-- Directions --
The records below are made of lines; count those holding the word "this" and give the number only.

-- Extracted entries --
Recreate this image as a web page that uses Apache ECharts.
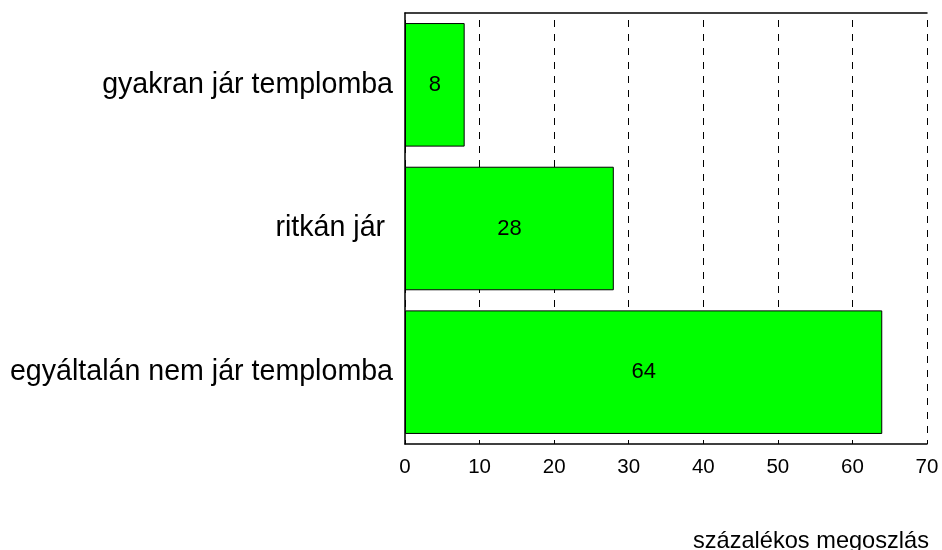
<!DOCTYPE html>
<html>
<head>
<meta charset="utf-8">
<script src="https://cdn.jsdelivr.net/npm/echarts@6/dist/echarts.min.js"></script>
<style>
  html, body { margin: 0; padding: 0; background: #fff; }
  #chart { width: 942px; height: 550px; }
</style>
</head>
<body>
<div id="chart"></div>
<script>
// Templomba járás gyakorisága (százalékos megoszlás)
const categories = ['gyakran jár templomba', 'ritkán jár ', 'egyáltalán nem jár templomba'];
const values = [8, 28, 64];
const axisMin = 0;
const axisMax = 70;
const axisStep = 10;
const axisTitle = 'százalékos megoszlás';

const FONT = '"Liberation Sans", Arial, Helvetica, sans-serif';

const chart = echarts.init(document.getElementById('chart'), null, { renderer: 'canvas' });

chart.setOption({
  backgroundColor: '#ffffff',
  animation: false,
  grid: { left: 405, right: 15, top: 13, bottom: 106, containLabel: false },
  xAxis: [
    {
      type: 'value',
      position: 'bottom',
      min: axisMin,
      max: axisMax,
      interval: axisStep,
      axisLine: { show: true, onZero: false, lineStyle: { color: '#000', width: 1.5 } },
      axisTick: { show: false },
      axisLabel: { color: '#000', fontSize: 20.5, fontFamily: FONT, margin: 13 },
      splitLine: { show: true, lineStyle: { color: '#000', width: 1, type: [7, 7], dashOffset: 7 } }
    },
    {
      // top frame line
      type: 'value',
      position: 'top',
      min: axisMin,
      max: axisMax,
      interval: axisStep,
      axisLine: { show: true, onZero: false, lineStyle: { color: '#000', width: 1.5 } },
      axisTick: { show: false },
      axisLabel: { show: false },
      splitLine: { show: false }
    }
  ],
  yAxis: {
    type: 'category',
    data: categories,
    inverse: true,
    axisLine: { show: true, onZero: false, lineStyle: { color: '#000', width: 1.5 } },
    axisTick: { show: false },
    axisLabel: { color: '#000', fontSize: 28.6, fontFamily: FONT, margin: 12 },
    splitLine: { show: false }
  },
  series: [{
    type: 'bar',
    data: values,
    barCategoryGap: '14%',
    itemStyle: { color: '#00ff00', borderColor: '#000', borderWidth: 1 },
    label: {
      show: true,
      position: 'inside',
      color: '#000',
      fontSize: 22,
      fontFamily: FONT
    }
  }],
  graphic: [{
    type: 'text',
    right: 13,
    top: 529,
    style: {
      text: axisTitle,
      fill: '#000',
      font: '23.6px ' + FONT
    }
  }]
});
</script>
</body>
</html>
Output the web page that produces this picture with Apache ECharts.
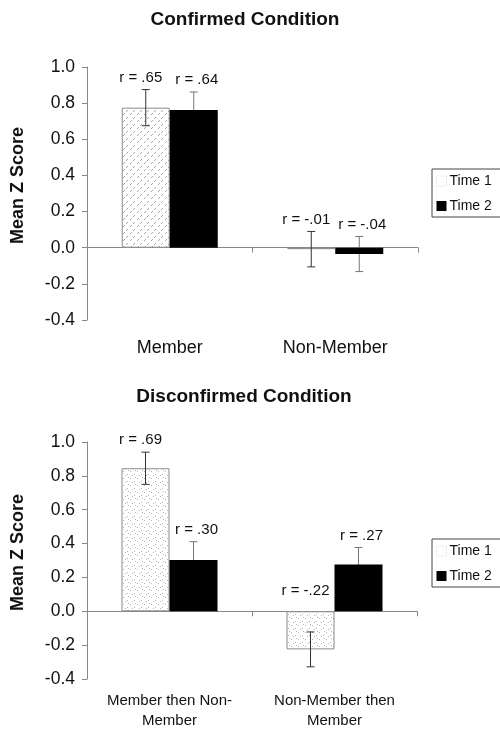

-- Problem solution --
2